On at least one occasion they came close to a bust. 

At around 3:30 p.m. on June 15, San Juan County Sheriff’s deputies responded to an anonymous report of a large marijuana grow in an old industrial building in Kirtland, New Mexico, just beyond the northeast border of the reservation. The building had been rented by Irving Lin.

Inside the Kirtland grow house, the deputy found nearly 2,000 marijuana plants, tended by a Chinese man who did not speak English, according to sheriff’s reports.

When the deputies’ field-testing kit picked up elevated levels of THC, they told the man they would be back the next day with an investigator from the New Mexico Department of Agriculture. Just a few hours later, a group of men pulled up to the building in a U-Haul, loaded the plants inside and drove away, never to be seen again, according to Sheriff Ferrari. The building burned in a large fire a little more than a week later. Law enforcement labeled the incident a “negligent arson;” no arrest was made.

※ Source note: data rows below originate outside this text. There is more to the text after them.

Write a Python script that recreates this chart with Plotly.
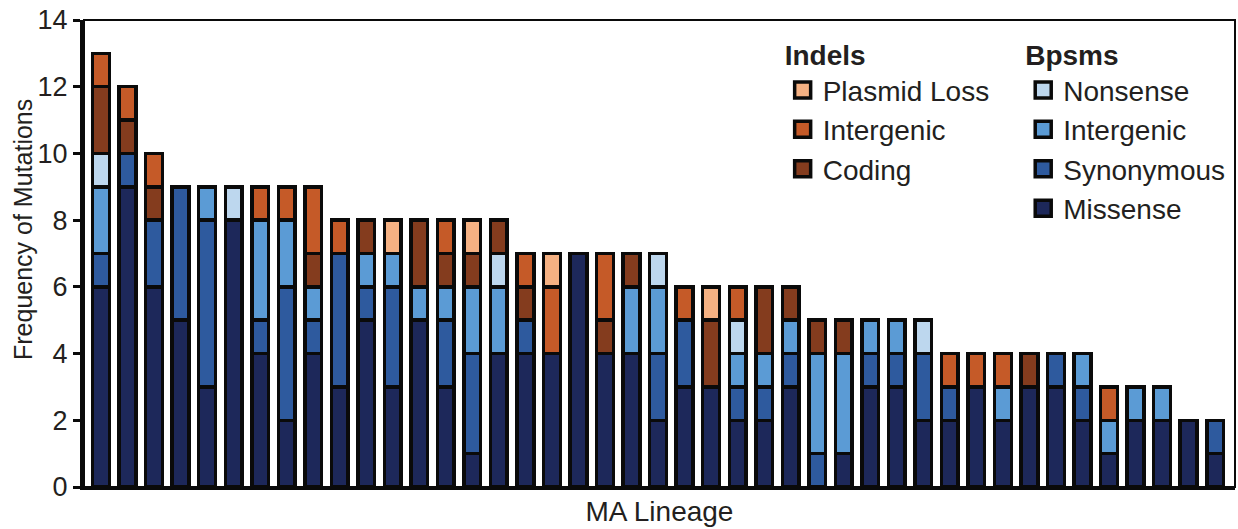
import plotly.graph_objects as go

lineages = [str(i) for i in range(1, 44)]

missense     = [6,9,6,5,3,8,4,2,4,3,5,3,5,3,1,4,4,4,7,4,4,2,3,3,2,2,3,0,1,3,3,2,2,3,2,3,3,2,1,2,2,2,1]
synonymous   = [1,1,2,4,5,0,1,4,1,4,1,3,0,2,3,0,1,0,0,0,0,2,2,0,1,1,1,1,0,1,1,2,1,0,0,0,1,1,0,0,0,0,1]
bpsm_interg  = [2,0,0,0,1,0,3,2,1,0,1,1,1,1,2,2,0,0,0,0,2,2,0,0,1,1,1,3,3,1,1,0,0,0,1,0,0,1,1,1,1,0,0]
nonsense     = [1,0,0,0,0,1,0,0,0,0,0,0,0,0,0,1,0,0,0,0,0,1,0,0,1,0,0,0,0,0,0,1,0,0,0,0,0,0,0,0,0,0,0]
coding       = [2,1,1,0,0,0,0,0,1,0,1,0,2,1,1,1,1,0,0,1,1,0,0,2,0,2,1,1,1,0,0,0,0,0,0,1,0,0,0,0,0,0,0]
indel_interg = [1,1,1,0,0,0,1,1,2,1,0,0,0,1,0,0,1,2,0,2,0,0,1,0,1,0,0,0,0,0,0,0,1,1,1,0,0,0,1,0,0,0,0]
plasmid_loss = [0,0,0,0,0,0,0,0,0,0,0,1,0,0,1,0,0,1,0,0,0,0,0,1,0,0,0,0,0,0,0,0,0,0,0,0,0,0,0,0,0,0,0]

series = [
    ("Missense", missense, "#1D285A", "legend2"),
    ("Synonymous", synonymous, "#2E5A9E", "legend2"),
    ("Intergenic", bpsm_interg, "#5B9BD5", "legend2"),
    ("Nonsense", nonsense, "#BDD7EE", "legend2"),
    ("Coding", coding, "#843C1E", "legend"),
    ("Intergenic", indel_interg, "#C55A28", "legend"),
    ("Plasmid Loss", plasmid_loss, "#F5B183", "legend"),
]

FONT = "Liberation Sans, Arial, Helvetica, sans-serif"
TXT = "#231F20"
fig = go.Figure()

for name, vals, color, lg in series:
    fig.add_trace(go.Bar(
        x=lineages, y=[v if v else None for v in vals], name=name,
        marker=dict(color=color, line=dict(color="#0A0A0A", width=3.5)),
        showlegend=False,
    ))

# legend entries (top-to-bottom order as in reference)
legend_order = [series[6], series[5], series[4], series[3], series[2], series[1], series[0]]
for name, vals, color, lg in legend_order:
    fig.add_trace(go.Scatter(
        x=[None], y=[None], mode="markers", name=name, legend=lg,
        marker=dict(symbol="square", size=16, color=color,
                    line=dict(color="#0A0A0A", width=3.5)),
        showlegend=True, hoverinfo="skip",
    ))

legend_common = dict(
    font=dict(family=FONT, size=28, color=TXT),
    bgcolor="rgba(0,0,0,0)", borderwidth=0, traceorder="normal",
    itemsizing="trace", xanchor="left", yanchor="top", itemclick=False,
)

fig.update_layout(
    width=1238, height=529,
    margin=dict(l=84, r=3, t=20, b=42, autoexpand=False),
    paper_bgcolor="white", plot_bgcolor="white",
    barmode="stack", bargap=0.37,
    font=dict(family=FONT, color=TXT),
    legend=dict(title=dict(text="<b>Indels</b>", font=dict(family=FONT, size=28, color=TXT)),
                x=0.607, y=0.981, **legend_common),
    legend2=dict(title=dict(text="<b>Bpsms</b>", font=dict(family=FONT, size=28, color=TXT)),
                 x=0.816, y=0.981, **legend_common),
    xaxis=dict(
        type="category", range=[-0.64, 42.75], showticklabels=False, ticks="",
        showgrid=False, zeroline=False, showline=True, linecolor="#0A0A0A", linewidth=3,
        automargin=False,
        title=dict(text="MA Lineage", font=dict(family=FONT, size=28, color=TXT), standoff=13),
    ),
    yaxis=dict(
        range=[0, 14], dtick=2, tick0=0, ticks="outside", ticklen=7, tickwidth=3,
        tickcolor="#0A0A0A", showgrid=False, zeroline=False, showline=True,
        linecolor="#0A0A0A", linewidth=4, automargin=False, ticklabeloverflow="allow",
        tickfont=dict(family=FONT, size=27, color=TXT),
    ),
    annotations=[dict(
        text="Frequency of Mutations", textangle=-90, showarrow=False,
        xref="paper", yref="paper", x=0, y=(487 - 230) / 467, xshift=-61,
        xanchor="center", yanchor="middle",
        font=dict(family=FONT, size=25, color=TXT),
    )],
    shapes=[dict(type="rect", xref="paper", yref="paper", x0=0, x1=1, y0=0, y1=1,
                 line=dict(color="#0A0A0A", width=2), layer="below")],
)

# remove the browser's default 8px page margin so the 1238x529 figure fills the window
fig.write_html("out.html", config={"displayModeBar": False},
               post_script="document.body.style.margin='0';document.body.style.overflow='hidden';")
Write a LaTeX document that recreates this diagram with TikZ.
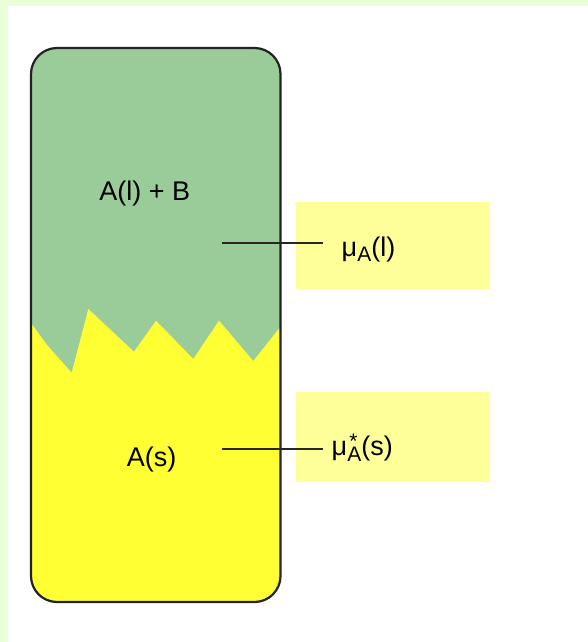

In the days since the tribal court issued its restraining order, workers have been instructed to leave the farms. Navajo police are attempting to enforce the court’s order, even as some farms continue operations, Francisco said.

   Neighbors describe seeing the Asian workers sleeping in fields and ditches, shivering through the night and unsure of where to go.

“Mr. Benally brought these workers here under false pretenses,” Francisco said. “They transplanted their lives here thinking they were going to be working on a legitimate project, only to find out that it’s all illegal. They’re really victims, too.”